Walk barefoot on the beach

Walking barefoot on the sand allows you to directly connect with the earth. The sensation of sand between your toes and the rhythm of the waves can be incredibly soothing. This practice, often called "earthing," helps to ground your energy and release stress, bringing you back to a state of natural balance.

Swim in a lake

Immersing yourself in natural water sources like lakes can be deeply rejuvenating. The cool, refreshing water cleanses your body and spirit, washing away tension and negativity. Swimming in a lake allows you to connect with the fluid, ever-changing nature of water, promoting a sense of freedom and renewal.

Visit your local park

Remember how fun it was to lie on the grass and watch the clouds drift by as a kid?

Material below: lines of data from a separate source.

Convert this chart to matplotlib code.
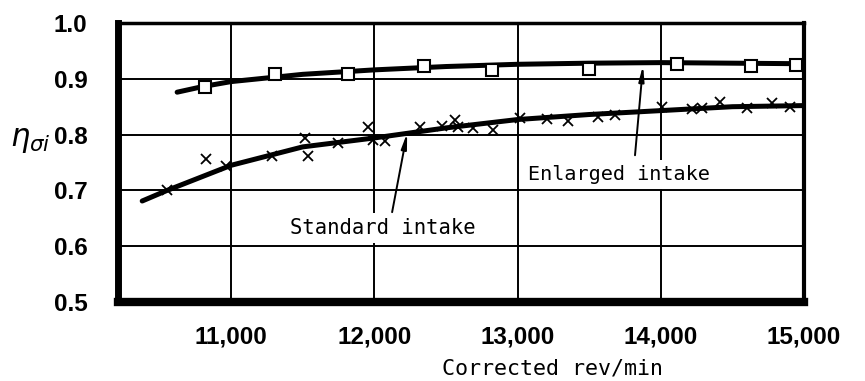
import matplotlib
matplotlib.use("Agg")
import matplotlib.pyplot as plt

# Measured points, enlarged intake (squares)
rpm_enlarged = [10818, 11307, 11817, 12347, 12822, 13499, 14113, 14630, 14944]
eta_enlarged = [0.885, 0.908, 0.908, 0.923, 0.916, 0.918, 0.927, 0.923, 0.925]

# Faired curve through the enlarged-intake points
rpm_enlarged_curve = [10623, 10800, 11000, 11500, 12000, 12500, 13000, 13500, 14000, 14500, 15000]
eta_enlarged_curve = [0.876, 0.886, 0.895, 0.908, 0.916, 0.922, 0.926, 0.928, 0.929, 0.928, 0.927]

# Measured points, standard intake (crosses)
rpm_standard = [10553, 10825, 10965, 11286, 11517, 11538, 11747, 11956, 11991, 12075,
                12319, 12473, 12564, 12585, 12689, 12829, 13017, 13206, 13353, 13562,
                13681, 14009, 14218, 14288, 14414, 14602, 14777, 14902]
eta_standard = [0.701, 0.756, 0.744, 0.762, 0.794, 0.762, 0.785, 0.814, 0.790, 0.789,
                0.814, 0.815, 0.826, 0.814, 0.812, 0.808, 0.830, 0.828, 0.824, 0.832,
                0.835, 0.849, 0.846, 0.848, 0.858, 0.848, 0.857, 0.849]

# Faired curve through the standard-intake points
rpm_standard_curve = [10379, 10553, 11000, 11500, 12000, 12500, 13000, 13500, 14000, 14500, 15000]
eta_standard_curve = [0.681, 0.700, 0.745, 0.778, 0.794, 0.812, 0.827, 0.836, 0.843, 0.850, 0.852]

x_ticks = [11000, 12000, 13000, 14000, 15000]
x_tick_labels = ["11,000", "12,000", "13,000", "14,000", "15,000"]
y_ticks = [0.5, 0.6, 0.7, 0.8, 0.9, 1.0]
y_tick_labels = ["0.5", "0.6", "0.7", "0.8", "0.9", "1.0"]

tick_font = ["Liberation Sans", "DejaVu Sans"]
note_font = ["DejaVu Sans Mono"]

fig = plt.figure(figsize=(8.65, 3.81), dpi=100)
ax = fig.add_axes([118 / 865, 1 - 302 / 381, (804 - 118) / 865, (302 - 23) / 381])

ax.set_xlim(10210, 15000)
ax.set_ylim(0.5, 1.0)

ax.set_xticks(x_ticks)
ax.set_xticklabels(x_tick_labels)
ax.set_yticks(y_ticks)
ax.set_yticklabels(y_tick_labels)
ax.tick_params(axis="both", length=0)
ax.tick_params(axis="x", pad=17)
ax.tick_params(axis="y", pad=22)
for lab in ax.get_xticklabels() + ax.get_yticklabels():
    lab.set_family(tick_font)
    lab.set_fontweight("bold")
    lab.set_fontsize(17.5)

ax.grid(True, color="black", linewidth=1.4)
ax.set_axisbelow(True)

ax.spines["left"].set_linewidth(5)
ax.spines["bottom"].set_linewidth(6)
ax.spines["right"].set_linewidth(3)
ax.spines["top"].set_linewidth(2.5)

# Curves
ax.plot(rpm_enlarged_curve, eta_enlarged_curve, color="black", linewidth=3.6,
        solid_capstyle="round", zorder=3)
ax.plot(rpm_standard_curve, eta_standard_curve, color="black", linewidth=3.6,
        solid_capstyle="round", zorder=3)

# Points
ax.plot(rpm_enlarged, eta_enlarged, linestyle="none", marker="s", markersize=8,
        markerfacecolor="white", markeredgecolor="black", markeredgewidth=1.5, zorder=4)
ax.plot(rpm_standard, eta_standard, linestyle="none", marker="x", markersize=7,
        color="black", markeredgewidth=1.3, zorder=4)

# Curve labels with leader arrows
box = dict(boxstyle="square,pad=0.25", facecolor="white", edgecolor="none")
ax.text(11412, 0.633, "Standard intake", family=note_font, fontsize=14.8,
        ha="left", va="center", bbox=box, zorder=2)
ax.text(13073, 0.728, "Enlarged intake", family=note_font, fontsize=14.5,
        ha="left", va="center", bbox=box, zorder=2)

arrow = dict(arrowstyle="-|>,head_length=0.9,head_width=0.16", color="black",
             linewidth=1.4, shrinkA=0, shrinkB=0)
ax.annotate("", xy=(12229, 0.803), xytext=(12124, 0.661), arrowprops=arrow, zorder=5)
ax.annotate("", xy=(13876, 0.924), xytext=(13820, 0.763), arrowprops=arrow, zorder=5)

# Axis titles
fig.text(442 / 865, 1 - 368 / 381, "Corrected rev/min", family=note_font, fontsize=15.6,
         ha="left", va="center")
fig.text(10 / 865, 1 - 146 / 381, r"$\eta_{\sigma i}$", fontsize=22, ha="left",
         va="baseline")

fig.savefig("out.png", dpi=100)
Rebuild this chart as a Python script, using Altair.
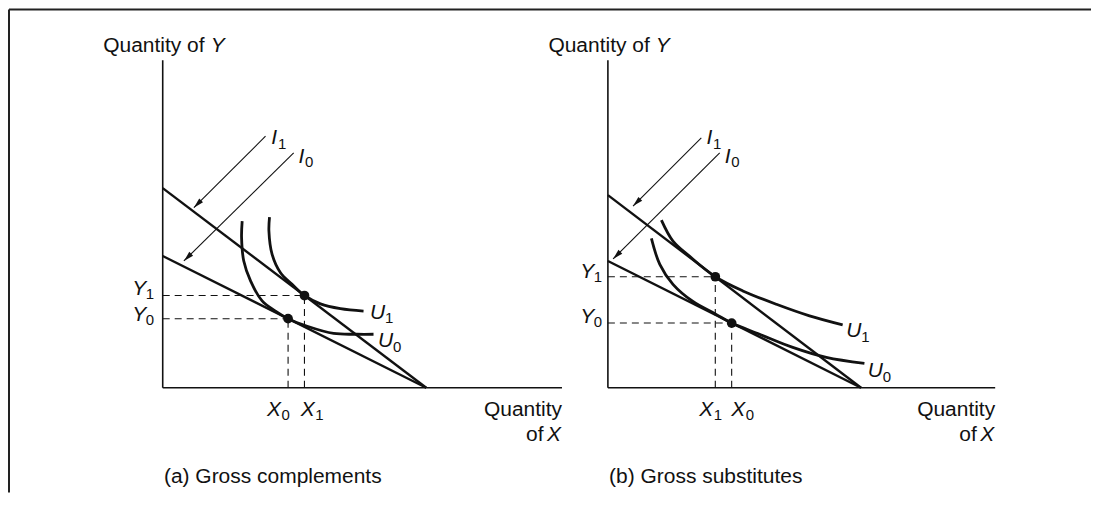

Reconnect with that childlike wonder by visiting your local park. Lay out a blanket, lie down, and let your imagination soar as you watch the clouds. This practice encourages relaxation and mindfulness, allowing you to appreciate the simple, beautiful moments in life.

Star gaze

At night, look up at the stars. Staring at the vast expanse of the night sky helps to remind you that you are never alone. The stars have been guiding and inspiring humans for millennia. Allow their light to fill you with a sense of wonder and connection to the greater universe. This practice can be deeply calming and expansive, providing perspective and peace.

Forest bathe

Forest bathing, or "Shinrin-yoku," is a practice that involves immersing yourself in the atmosphere of the forest. Walk slowly through the woods, breathe in the fresh air, and take in the sights, sounds, and smells of the forest. This practice has been shown to reduce stress, boost mood, and enhance overall well-being. Let the forest's natural beauty and tranquility envelop you, bringing a profound sense of calm and rejuvenation.

 
Embodied Wisdom

When you continue to practice Non-Judgment, Non-Attachment, and Non-Engagement, you're on the road to ending suffering.

These practices layer new neural networks in your brain, allowing you to live a whole new story. Embrace these Core Principles and Practices and watch as your life transforms into a beautiful, harmonious dance.